Chicanonautica: Pandemic Nostalgia With Gómez-Peña’s Mex Files

by Ernest Hogan

 


Is it too early for pandemic nostalgia? Please excuse me if it is. I’m a sci-fi vato, a mutant for whom the future never comes soon enough. I get high on future shock. 


Also, I’m a futurista because I’m not allowed to exist in the present. Just ask whatever bureaucracy is watching over us right now.


The chaos of the last few years has had me running myself ragged keeping up with it transformations. Nothing like a global monkey-wrench smashing into everybody’s business to do that. Suddenly, the word surreal is in news reports. The pandemic did that.


Now we are under the delusion that it’s over, but Covid ain’t gone. It’s just going through some mellower mutations. Even though a lot of people want to forget it ever happened, there’s wisdom in the meme, “That which does not kill us, mutates and tries again.”


Note that you also see the word mutation in news reports these days.


Back in the thick of the lockdown, Guillermo Gómez-Peña started reporting on it on his radio show/podcast (the terms are becoming interchangeable–the internet is absorbing radio), Gómez-Peña’s Mex Files.



I tried to be a loyal listener at first but turned out I was an essential worker and ended up in a bandido bandana and an orange, glowing vest running stuff out to cars in the library parking lot instead of finishing my novel in the summer of 2020. I also learned about Zoom, thanks to Guillermo and his wife, Balitronica.


Recently, Facebook reminded me about Mex Files, so I binged what was on the website.


¡Guao!


Not only does it deliver the Mad Mex’s harrowing, transborder Covid experiences that outweird the latest science fiction, it provides an excellent introduction to his work and the incredible world of performance art.


How can I describe it?


There are similarities with my work–Gomez-Peña and I both arrived on this planet in 1955, him in Mexico City, me in L.A.  we overlap over Chicano territory. He writes, and also performs, which takes him to interesting places. Art and politics cohabitate. It’s often funny but is more than satire. Alternate realities aren’t just described—they come to life, threaten to alter our world.

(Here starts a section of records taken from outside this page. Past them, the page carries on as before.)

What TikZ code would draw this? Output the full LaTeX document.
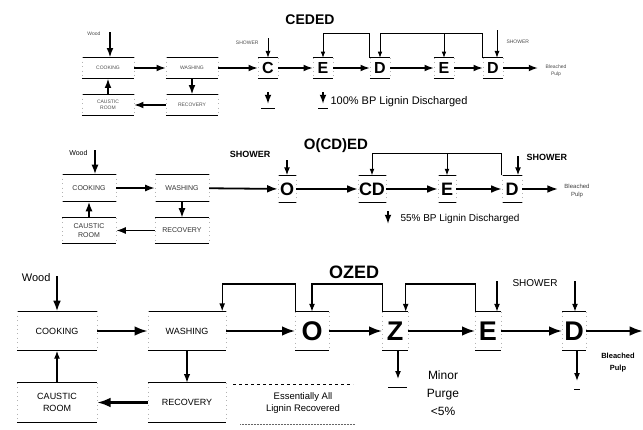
\documentclass[tikz,border=0pt]{standalone}
\usepackage{fontspec}
\setmainfont{Liberation Sans}
\usetikzlibrary{arrows.meta}

\tikzset{
  tank/.style={inner sep=0pt, align=center,
    append after command={
      (\tikzlastnode.north west) edge[line width=.8pt] (\tikzlastnode.north east)
      (\tikzlastnode.south west) edge[line width=.8pt] (\tikzlastnode.south east)
      (\tikzlastnode.north west) edge[loosely dotted,black!30,line width=.4pt] (\tikzlastnode.south west)
      (\tikzlastnode.north east) edge[loosely dotted,black!30,line width=.4pt] (\tikzlastnode.south east)}},
  unita/.style={tank, minimum width=52pt, minimum height=21pt, text=black!70,
    font=\fontsize{5}{6}\selectfont},
  unitb/.style={tank, minimum width=54pt, minimum height=27pt, text=black!80,
    font=\fontsize{7}{9}\selectfont},
  unitc/.style={tank, minimum width=78pt, minimum height=39pt,
    font=\fontsize{9}{12}\selectfont},
  stagea/.style={tank, minimum width=20pt, minimum height=20pt,
    font=\fontsize{16}{16}\selectfont\bfseries},
  stageb/.style={tank, minimum height=27pt,
    font=\fontsize{18}{18}\selectfont\bfseries},
  stagec/.style={tank, minimum height=38pt,
    font=\fontsize{27}{27}\selectfont\bfseries},
}

\begin{document}
\begin{tikzpicture}[x=1pt,y=-1pt,>={Latex[length=2.5pt 4.5,width=2pt 3.2]}]
\useasboundingbox (0,0) rectangle (643,429);

% CEDED
\node[font=\fontsize{14}{14}\selectfont\bfseries] (t1) at (310,20) {CEDED};
\node[unita] (cook1) at (108,68) {COOKING};
\node[unita] (wash1) at (192,68) {WASHING};
\node[unita] (caus1) at (108,105) {CAUSTIC\\ROOM};
\node[unita] (rec1) at (192,105) {RECOVERY};
\node[stagea] (c1) at (268,68) {C};
\node[stagea] (e1) at (323,68) {E};
\node[stagea] (d1) at (380,68) {D};
\node[stagea] (e1b) at (444,68) {E};
\node[stagea] (d1b) at (493,68) {D};
\coordinate (out1) at (538,68);
\coordinate (w1) at (110,32);
\coordinate (sh1) at (268,38);
\coordinate (sh1b) at (497,30);
\coordinate (top1) at (0,33);
\node[left,font=\fontsize{5}{6}\selectfont,text=black!70] (wl1) at (104,34) {Wood};
\node[left,font=\fontsize{5}{6}\selectfont,text=black!70] (shl1) at (262,43) {SHOWER};
\node[right,font=\fontsize{5}{6}\selectfont,text=black!70] (shl1b) at (503,42) {SHOWER};
\node[align=center,font=\fontsize{5}{7}\selectfont,text=black!70] (bp1) at (556,71) {Bleached\\Pulp};
\draw[->,line width=1.5pt] (w1) -- (w1 |- cook1.north);
\draw[->,line width=1.5pt] (cook1) -- (wash1);
\draw[->,line width=1.5pt] (caus1.north) -- (cook1.south);
\draw[->,line width=1.5pt] (wash1.south) -- (rec1.north);
\draw[->,line width=1.5pt] (rec1) -- (caus1);
\draw[->,line width=1.5pt] (wash1) -- (c1);
\draw[->,line width=1.5pt] (c1) -- (e1);
\draw[->,line width=1.5pt] (e1) -- (d1);
\draw[->,line width=1.5pt] (d1) -- (e1b);
\draw[->,line width=1.5pt] (e1b) -- (d1b);
\draw[->,line width=1.5pt] (d1b) -- (out1);
\draw[->,line width=1pt] (sh1) -- (c1.north);
\draw[->,line width=1pt] (sh1b) -- (sh1b |- d1b.north);
\draw[->,line width=.8pt] (d1.north west) -- (d1.north west |- top1) -| (e1.north);
\draw[->,line width=.8pt] (d1b.north west) -- (d1b.north west |- top1) -| (d1.north);
\draw[->,line width=.8pt] (e1b.north |- top1) -- (e1b.north);
% discharge
\draw[->,line width=1.5pt] (268,92) -- (268,104);
\draw[line width=.8pt] (261,108) -- (275,108);
\draw[->,line width=1.5pt] (323,92) -- (323,104);
\draw[line width=.8pt] (318,108) -- (328,108);
\node[right,font=\fontsize{11}{12}\selectfont] (dis1) at (327,102) {100\% BP Lignin Discharged};

% O(CD)ED
\node[font=\fontsize{15}{15}\selectfont\bfseries] (t2) at (336,146) {O(CD)ED};
\node[unitb] (cook2) at (89,188) {COOKING};
\node[unitb] (wash2) at (182,188) {WASHING};
\node[unitb,minimum height=25pt] (caus2) at (89,230.5) {CAUSTIC\\ROOM};
\node[unitb,minimum height=25pt] (rec2) at (182,230.5) {RECOVERY};
\node[stageb,minimum width=18pt] (o2) at (287,189) {O};
\node[stageb,minimum width=28pt] (cd2) at (372,189) {CD};
\node[stageb,minimum width=18pt] (e2) at (447,189) {E};
\node[stageb,minimum width=20pt] (d2) at (512,189) {D};
\coordinate (out2) at (558,189);
\coordinate (w2) at (95,150);
\coordinate (sh2) at (287,160);
\coordinate (sh2b) at (518,156);
\coordinate (top2) at (0,153);
\node[left,font=\fontsize{7}{8}\selectfont] (wl2) at (91,153) {Wood};
\node[font=\fontsize{9}{10}\selectfont\bfseries] (shl2) at (250,154) {SHOWER};
\node[right,font=\fontsize{9}{10}\selectfont\bfseries] (shl2b) at (523,157) {SHOWER};
\node[align=center,font=\fontsize{6}{8}\selectfont,text=black!75] (bp2) at (577,191) {Bleached\\Pulp};
\draw[->,line width=1.6pt] (w2) -- (w2 |- cook2.north);
\draw[->,line width=1.6pt] (cook2) -- (wash2);
\draw[->,line width=1.6pt] (caus2.north) -- (cook2.south);
\draw[->,line width=1.6pt] (wash2.south) -- (rec2.north);
\draw[->,line width=1.6pt] (rec2) -- (caus2);
\draw[->,line width=1.8pt] (wash2) -- (o2);
\draw[->,line width=1.8pt] (o2) -- (cd2);
\draw[->,line width=1.8pt] (cd2) -- (e2);
\draw[->,line width=1.8pt] (e2) -- (d2);
\draw[->,line width=1.8pt] (d2) -- (out2);
\draw[->,line width=1.2pt] (sh2) -- (o2.north);
\draw[->,line width=1.2pt] (sh2b) -- (sh2b |- d2.north);
\draw[->,line width=.9pt] (d2.north west) -- (d2.north west |- top2) -| (cd2.north);
\draw[->,line width=.9pt] (e2.north |- top2) -- (e2.north);
% discharge
\draw[->,line width=1.5pt] (388,211) -- (388,224);
\node[right,font=\fontsize{10}{11}\selectfont] (dis2) at (397,219) {55\% BP Lignin Discharged};

% OZED
\node[font=\fontsize{18}{18}\selectfont\bfseries] (t3) at (354,272) {OZED};
\node[unitc,minimum width=80pt] (cook3) at (57,331) {COOKING};
\node[unitc] (wash3) at (187,331) {WASHING};
\node[unitc,minimum width=80pt] (caus3) at (57,402.5) {CAUSTIC\\ROOM};
\node[unitc] (rec3) at (187,402.5) {RECOVERY};
\node[stagec,minimum width=33pt] (o3) at (312,331) {O};
\node[stagec,minimum width=25pt] (z3) at (395,331) {Z};
\node[stagec,minimum width=25pt] (e3) at (488,331) {E};
\node[stagec,minimum width=23pt] (d3) at (574,331) {D};
\coordinate (out3) at (643,331);
\coordinate (w3) at (57,276);
\coordinate (sh3) at (497,281);
\coordinate (sh3b) at (575,281);
\coordinate (top3) at (0,284);
\coordinate (dz3) at (398,379);
\coordinate (dd3) at (577,381);
\node[left,font=\fontsize{11}{12}\selectfont] (wl3) at (54,278) {Wood};
\node[font=\fontsize{10}{11}\selectfont] (shl3) at (535,283) {SHOWER};
\node[align=center,font=\fontsize{7.5}{12}\selectfont\bfseries] (bp3) at (618,363) {Bleached\\Pulp};
\node[align=center,font=\fontsize{12}{18}\selectfont] (mp3) at (443,393) {Minor\\Purge\\<5\%};
\node[align=center,font=\fontsize{9.5}{12}\selectfont] (ea3) at (303,403) {Essentially All\\Lignin Recovered};
\draw[->,line width=1.8pt] (w3) -- (w3 |- cook3.north);
\draw[->,line width=2.4pt] (cook3) -- (wash3);
\draw[->,line width=1.2pt] (caus3.north) -- (cook3.south);
\draw[->,line width=1.4pt] (wash3.south) -- (rec3.north);
\draw[->,line width=2.4pt] (rec3) -- (caus3);
\draw[->,line width=2.4pt] (wash3) -- (o3);
\draw[->,line width=2.4pt] (o3) -- (z3);
\draw[->,line width=2.4pt] (z3) -- (e3);
\draw[->,line width=2.4pt] (e3) -- (d3);
\draw[->,line width=2.4pt] (d3) -- (out3);
\draw[->,line width=1.2pt] (o3.north west) -- (o3.north west |- top3) -| ([xshift=-4pt]wash3.north east);
\draw[->,line width=1.2pt] (z3.north west) -- (z3.north west |- top3) -| (o3.north);
\draw[->,line width=1.2pt] (e3.north west) -- (e3.north west |- top3) -| ([xshift=-2pt]z3.north east);
\draw[->,line width=1.2pt] (sh3) -- (sh3 |- e3.north);
\draw[->,line width=1.2pt] (sh3b) -- (sh3b |- d3.north);
\draw[->,line width=1.2pt] (dz3 |- z3.south) -- (dz3);
\draw[line width=.8pt] (388,387) -- (407,387);
\draw[->,line width=1.2pt] (dd3 |- d3.south) -- (dd3);
\draw[line width=.6pt] (574,389) -- (580,389);
\draw[dashed,line width=.5pt] (233,384) -- (353,384);
\draw[densely dotted,line width=.5pt,black!60] (240,424) -- (355,424);
\end{tikzpicture}
\end{document}
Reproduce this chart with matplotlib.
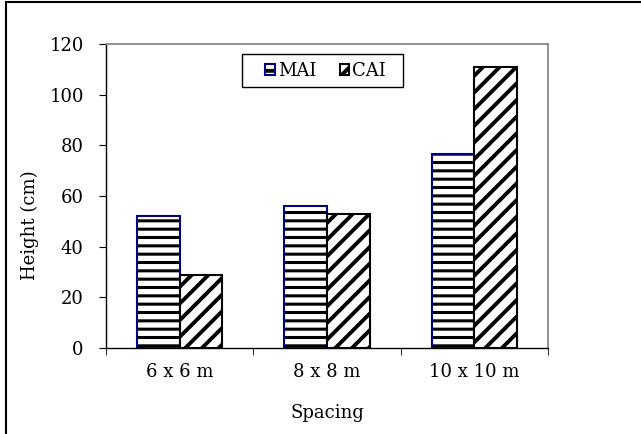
import matplotlib
matplotlib.use("Agg")
import matplotlib.pyplot as plt
import numpy as np
from matplotlib.patches import Rectangle

categories = ["6 x 6 m", "8 x 8 m", "10 x 10 m"]
mai = [52, 56, 76.5]
cai = [29, 53, 111]
yticks = [0, 20, 40, 60, 80, 100, 120]

plt.rcParams['font.family'] = ['DejaVu Serif']
plt.rcParams['hatch.color'] = 'black'

W, H = 641, 434
fig = plt.figure(figsize=(W/100, H/100), dpi=100)
ax = fig.add_axes([106/W, 86/H, 442/W, 304/H])

x = np.arange(len(categories))
w = 0.29
plt.rcParams['hatch.linewidth'] = 2.2
b1 = ax.bar(x - w/2, mai, w, facecolor='white', edgecolor='#000080', hatch='--', linewidth=1.5, label='MAI')
plt.rcParams['hatch.linewidth'] = 2.8
b2 = ax.bar(x + w/2, cai, w, facecolor='white', edgecolor='black', hatch='//', linewidth=1.5, label='CAI')
for p in b1:
    p._hatch_color = (0, 0, 0, 1)
    try:
        p.set_hatch_linewidth(2.2)
    except Exception:
        pass

ax.set_xlim(-0.5, 2.5)
ax.set_ylim(0, 120)
ax.set_yticks(yticks)
ax.set_xticks(x)
ax.set_xticklabels(categories)
ax.set_xticks([-0.5, 0.5, 1.5, 2.5], minor=True)
ax.tick_params(axis='x', which='major', length=0, pad=11, labelsize=13)
ax.tick_params(axis='x', which='minor', length=5, direction='out')
ax.tick_params(axis='y', length=5, direction='out', pad=11, labelsize=13)
for s in ['top', 'right']:
    ax.spines[s].set_color('#808080')
    ax.spines[s].set_linewidth(1.2)
for s in ['left', 'bottom']:
    ax.spines[s].set_color('black')
    ax.spines[s].set_linewidth(1.0)

ax.set_ylabel('Height (cm)', fontsize=13)
ax.yaxis.set_label_coords((30 - 106)/442, (348 - 225)/304)
ax.set_xlabel('Spacing', fontsize=13)
ax.xaxis.set_label_coords(0.5, (348 - 413)/304)
ax.xaxis.label.set_va('center')
ax.yaxis.label.set_va('center')

# legend frame and legend
fx0, fx1, fy0, fy1 = 242, 403, 54, 87
fig.patches.append(Rectangle((fx0/W, 1 - fy1/H), (fx1-fx0)/W, (fy1-fy0)/H,
                             transform=fig.transFigure, fill=True, facecolor='white',
                             edgecolor='black', linewidth=1.0, zorder=5))
leg = fig.legend(handles=[b1, b2], loc='center',
                 bbox_to_anchor=((fx0+fx1)/2/W + 3/W, 1 - (fy0+fy1)/2/H),
                 ncol=2, fontsize=13, frameon=False, handlelength=0.55,
                 handleheight=0.55, handletextpad=0.15, columnspacing=1.3,
                 borderpad=0.0, borderaxespad=0)
leg.set_zorder(6)
for h in leg.legend_handles:
    h.set_linewidth(1.5)

fig.patches.append(Rectangle((6/W, -0.1), 1.2, (432/H) + 0.1, transform=fig.transFigure,
                             fill=False, edgecolor='black', linewidth=1.5))

fig.savefig('out.png', dpi=100)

Sometimes it gets sci-fi (Chicano is a science fiction state of being) but is never restrained by the limits of the genre. 


And it adapts well to different media, live performance, gallery and museum installations, film and video, and radio. 

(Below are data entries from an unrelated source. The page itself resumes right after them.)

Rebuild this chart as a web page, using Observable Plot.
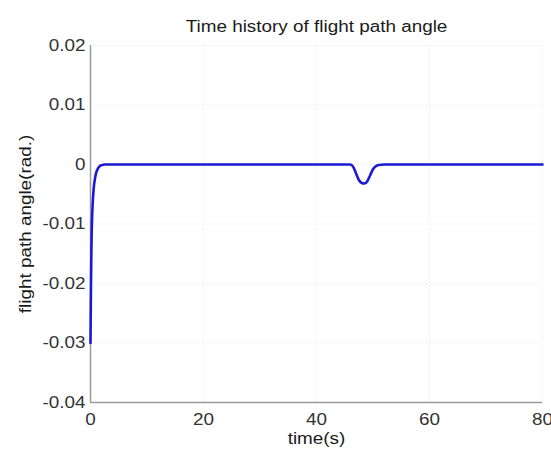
<!DOCTYPE html>
<html>
<head>
<meta charset="utf-8">
<script src="https://cdn.jsdelivr.net/npm/d3@7"></script>
<script src="https://cdn.jsdelivr.net/npm/@observablehq/plot@0.6"></script>
<style>
  html, body { margin: 0; padding: 0; background: #fff; }
</style>
</head>
<body>
<div id="chart"></div>
<script>
// Flight path angle response (rad.) sampled over time (s)
const time = [0, 0.05, 0.1, 0.15, 0.2, 0.3, 0.4, 0.5, 0.6, 0.8, 1.0, 1.3, 1.6, 2.0, 2.5, 3.0,
              46, 46.5, 47, 47.5, 48, 48.5, 49, 49.5, 50, 50.5, 51, 52, 80];
const gamma = [-0.03, -0.024, -0.019, -0.015, -0.012, -0.0085, -0.0063, -0.0048, -0.0037, -0.0023, -0.0014, -0.0007, -0.0003, -0.0001, 0, 0,
               0, -0.0004, -0.0015, -0.0026, -0.0031, -0.0032, -0.0028, -0.0018, -0.0008, -0.0003, -0.0001, 0, 0];

const xTicks = [0, 20, 40, 60, 80];
const yTicks = [-0.04, -0.03, -0.02, -0.01, 0, 0.01, 0.02];
const titleText = "Time history of flight path angle";
const xLabel = "time(s)";
const yLabel = "flight path angle(rad.)";

const data = time.map((t, i) => ({t, g: gamma[i]}));
const fmtY = d => d === 0 ? "0" : d3.format(".2f")(d).replace("\u2212", "-");

const chart = Plot.plot({
  width: 551,
  height: 450,
  marginLeft: 90,
  marginRight: 9,
  marginTop: 45,
  marginBottom: 48,
  style: {fontFamily: "Liberation Sans, Arial, sans-serif", fontSize: "16px", color: "#333", background: "#fff"},
  x: {domain: [0, 80], ticks: xTicks, label: null},
  y: {domain: [-0.04, 0.02], ticks: yTicks, label: null},
  marks: [
    Plot.gridX(xTicks, {stroke: "#c8c8c8", strokeOpacity: 0.55, strokeDasharray: "1,3"}),
    Plot.gridY(yTicks, {stroke: "#c8c8c8", strokeOpacity: 0.55, strokeDasharray: "1,3"}),
    Plot.axisX(xTicks, {tickSize: 0, tickPadding: 11, fontSize: 16, fill: "#333", label: null}),
    Plot.axisY(yTicks, {tickSize: 0, tickPadding: 5, fontSize: 16, fill: "#333", tickFormat: fmtY, label: null}),
    Plot.ruleX([0], {stroke: "#9a9a9a", strokeWidth: 1.5}),
    Plot.ruleY([-0.04], {stroke: "#9a9a9a", strokeWidth: 1.5}),
    Plot.line(data, {x: "t", y: "g", stroke: "#1a1ad6", strokeWidth: 2.6, curve: "monotone-x"}),
    Plot.text([titleText], {frameAnchor: "top", dy: -25, fontSize: 16, fill: "#1a1a1a"}),
    Plot.text([xLabel], {frameAnchor: "bottom", dy: 41, fontSize: 16, fill: "#1a1a1a"}),
    Plot.text([yLabel], {frameAnchor: "left", textAnchor: "middle", dx: -65, rotate: -90, fontSize: 16, fill: "#1a1a1a"})
  ]
});
document.getElementById("chart").appendChild(chart);

// Widen the lettering slightly so it reads like the original MATLAB figure
chart.querySelectorAll("text").forEach(t => {
  if (t.querySelector("tspan")) return;
  const w = t.getComputedTextLength();
  if (w > 0) {
    t.setAttribute("textLength", (w * 1.18).toFixed(1));
    t.setAttribute("lengthAdjust", "spacingAndGlyphs");
  }
});
</script>
</body>
</html>
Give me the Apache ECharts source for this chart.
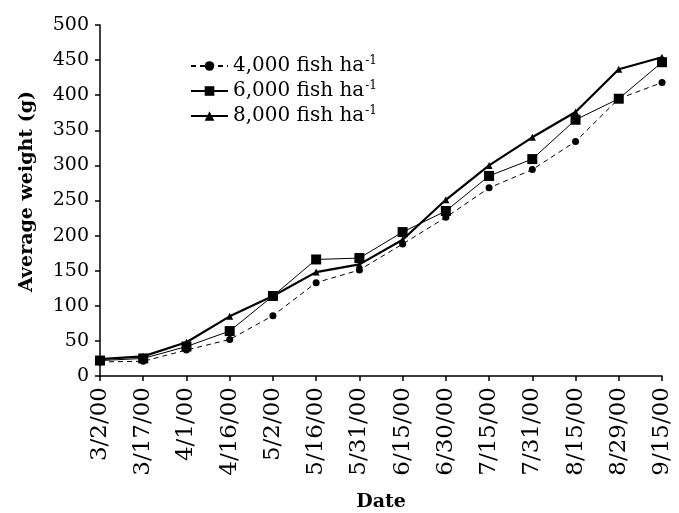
<!DOCTYPE html>
<html>
<head>
<meta charset="utf-8">
<script src="https://cdn.jsdelivr.net/npm/echarts@6/dist/echarts.min.js"></script>
<style>
  html, body { margin: 0; padding: 0; background: #fff; }
  #chart { width: 679px; height: 513px; }
</style>
</head>
<body>
<div id="chart"></div>
<script>
// Sampling dates
var dates = ['3/2/00', '3/17/00', '4/1/00', '4/16/00', '5/2/00', '5/16/00', '5/31/00',
             '6/15/00', '6/30/00', '7/15/00', '7/31/00', '8/15/00', '8/29/00', '9/15/00'];

// Average weight (g) for each stocking density
var density4000 = [20, 21, 37, 52, 86, 133, 151, 188, 226, 268, 294, 334, 395, 418];
var density6000 = [22, 25, 42, 64, 114, 166, 168, 205, 235, 285, 309, 365, 395, 447];
var density8000 = [24, 28, 48, 85, 114, 148, 159, 194, 251, 300, 340, 376, 437, 454];

var seriesNames = ['4,000 fish ha', '6,000 fish ha', '8,000 fish ha'];

var FONT = '"DejaVu Serif", "Liberation Serif", serif';

var chart = echarts.init(document.getElementById('chart'), null, { renderer: 'canvas' });

chart.setOption({
  animation: false,
  backgroundColor: '#fff',
  grid: {
    left: 100, right: 17, top: 25, bottom: 137,
    containLabel: false,
    outerBoundsMode: 'none'
  },
  legend: {
    left: 185,
    top: 50,
    orient: 'vertical',
    itemGap: 4,
    itemWidth: 37,
    itemHeight: 12,
    data: seriesNames,
    formatter: function (name) { return '{a|' + name + '}{s|-1}'; },
    textStyle: {
      rich: {
        a: { fontFamily: FONT, fontSize: 20, color: '#000', lineHeight: 20 },
        s: { fontFamily: FONT, fontSize: 12, color: '#000', padding: [0, 0, 10, 1] }
      }
    }
  },
  xAxis: {
    type: 'category',
    data: dates,
    boundaryGap: false,
    name: 'Date',
    nameLocation: 'middle',
    nameGap: 117,
    nameTextStyle: { fontFamily: FONT, fontSize: 19, fontWeight: 'bold', color: '#000' },
    axisLine: { lineStyle: { color: '#000', width: 1.5 } },
    axisTick: { show: true, length: 5, alignWithLabel: true, lineStyle: { color: '#000', width: 1.5 } },
    axisLabel: {
      rotate: 90,
      interval: 0,
      margin: 11,
      fontFamily: FONT,
      fontSize: 23,
      color: '#000'
    },
    splitLine: { show: false }
  },
  yAxis: {
    type: 'value',
    min: 0,
    max: 500,
    interval: 50,
    name: 'Average weight (g)',
    nameLocation: 'middle',
    nameGap: 63,
    nameTextStyle: { fontFamily: FONT, fontSize: 19, fontWeight: 'bold', color: '#000', padding: [0, 0, 0, 18] },
    axisLine: { show: true, lineStyle: { color: '#000', width: 1.5 } },
    axisTick: { show: true, length: 5, lineStyle: { color: '#000', width: 1.5 } },
    axisLabel: { fontFamily: FONT, fontSize: 19, color: '#000', margin: 11 },
    splitLine: { show: false }
  },
  series: [
    {
      name: seriesNames[0],
      type: 'line',
      data: density4000,
      symbol: 'circle',
      symbolSize: 7,
      itemStyle: { color: '#000' },
      lineStyle: { color: '#000', width: 1, type: [5, 4] },
      z: 2
    },
    {
      name: seriesNames[1],
      type: 'line',
      data: density6000,
      symbol: 'rect',
      symbolSize: 10,
      itemStyle: { color: '#000' },
      lineStyle: { color: '#000', width: 1 },
      z: 3
    },
    {
      name: seriesNames[2],
      type: 'line',
      data: density8000,
      symbol: 'triangle',
      symbolSize: 7,
      itemStyle: { color: '#000' },
      lineStyle: { color: '#000', width: 2.2 },
      z: 4
    }
  ]
});
</script>
</body>
</html>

Sometimes it’s like bizarre comedy skits, other times it’s music that has been altered. Still other times, it’s honest accounts of fantastic experiences. 

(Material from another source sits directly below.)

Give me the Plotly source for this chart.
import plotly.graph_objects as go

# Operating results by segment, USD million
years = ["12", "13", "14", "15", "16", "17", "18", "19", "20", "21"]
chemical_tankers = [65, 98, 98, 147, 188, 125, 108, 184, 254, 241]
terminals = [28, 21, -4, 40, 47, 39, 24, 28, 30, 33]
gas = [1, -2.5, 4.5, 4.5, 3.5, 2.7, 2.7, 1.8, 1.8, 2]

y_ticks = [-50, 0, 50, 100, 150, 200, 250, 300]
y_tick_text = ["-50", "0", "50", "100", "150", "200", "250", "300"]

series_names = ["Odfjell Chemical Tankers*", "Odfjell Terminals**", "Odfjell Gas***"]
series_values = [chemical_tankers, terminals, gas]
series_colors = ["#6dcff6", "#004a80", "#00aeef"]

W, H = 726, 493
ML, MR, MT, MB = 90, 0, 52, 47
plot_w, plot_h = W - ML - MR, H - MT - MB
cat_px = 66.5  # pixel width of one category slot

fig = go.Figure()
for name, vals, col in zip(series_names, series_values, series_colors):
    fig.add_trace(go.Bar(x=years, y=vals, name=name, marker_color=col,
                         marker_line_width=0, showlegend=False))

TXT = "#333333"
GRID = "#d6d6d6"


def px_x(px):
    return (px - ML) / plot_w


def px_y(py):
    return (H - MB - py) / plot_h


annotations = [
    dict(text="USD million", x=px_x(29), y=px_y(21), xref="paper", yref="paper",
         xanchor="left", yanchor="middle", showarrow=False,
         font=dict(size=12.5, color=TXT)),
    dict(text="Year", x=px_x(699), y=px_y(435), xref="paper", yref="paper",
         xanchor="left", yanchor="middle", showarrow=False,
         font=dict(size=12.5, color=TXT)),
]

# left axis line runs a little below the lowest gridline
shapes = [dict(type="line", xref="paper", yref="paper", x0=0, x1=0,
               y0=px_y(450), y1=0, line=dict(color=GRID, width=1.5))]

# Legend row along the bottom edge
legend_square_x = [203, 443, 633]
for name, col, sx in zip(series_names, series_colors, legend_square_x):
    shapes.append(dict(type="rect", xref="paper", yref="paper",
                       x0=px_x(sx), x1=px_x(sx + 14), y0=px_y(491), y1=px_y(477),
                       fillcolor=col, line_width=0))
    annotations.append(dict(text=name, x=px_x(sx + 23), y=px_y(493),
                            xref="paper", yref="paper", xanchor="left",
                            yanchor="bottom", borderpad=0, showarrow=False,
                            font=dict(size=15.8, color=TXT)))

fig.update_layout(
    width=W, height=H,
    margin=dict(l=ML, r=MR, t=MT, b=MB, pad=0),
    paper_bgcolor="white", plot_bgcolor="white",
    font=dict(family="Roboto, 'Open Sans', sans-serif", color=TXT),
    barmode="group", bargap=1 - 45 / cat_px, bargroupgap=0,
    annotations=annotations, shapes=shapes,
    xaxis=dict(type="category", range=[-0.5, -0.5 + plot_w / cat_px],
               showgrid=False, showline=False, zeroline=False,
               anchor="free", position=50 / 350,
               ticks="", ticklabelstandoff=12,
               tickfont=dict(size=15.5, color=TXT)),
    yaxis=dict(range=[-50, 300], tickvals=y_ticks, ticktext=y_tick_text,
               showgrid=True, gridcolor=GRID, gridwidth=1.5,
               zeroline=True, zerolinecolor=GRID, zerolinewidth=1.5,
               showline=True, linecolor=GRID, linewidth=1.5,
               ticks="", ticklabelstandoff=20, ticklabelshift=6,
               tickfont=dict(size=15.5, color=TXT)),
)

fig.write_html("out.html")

And it’s not all nonstop dystopian bring downs. Often there are flashes of the kind of utopias we could create if we could just let La Cultura ride free on new technologies.


Where does the sci-fi end and the real life begin? Or should I say magic realism? Or is magic realism from a high tech society indistinguishable from science fiction? Is it all performance art?


Our bizarre times are masterfully captured here. I know that a lot of folks just want to forget it. Some would erase all the memory, the history. But we need this knowledge. 


You think the last few years were something? Just wait for the future. How long before 2020 is considered the good old days?


We need the wisdom of the Mad Mex to help us navigate the weirdness.



Ernest Hogan, the Father of Chicano Science Fiction has been in touch with Guillermo and Balitronica. Expect some wild stuff soon. He also highly recommends the documentary 100 Ways to Cross the Border.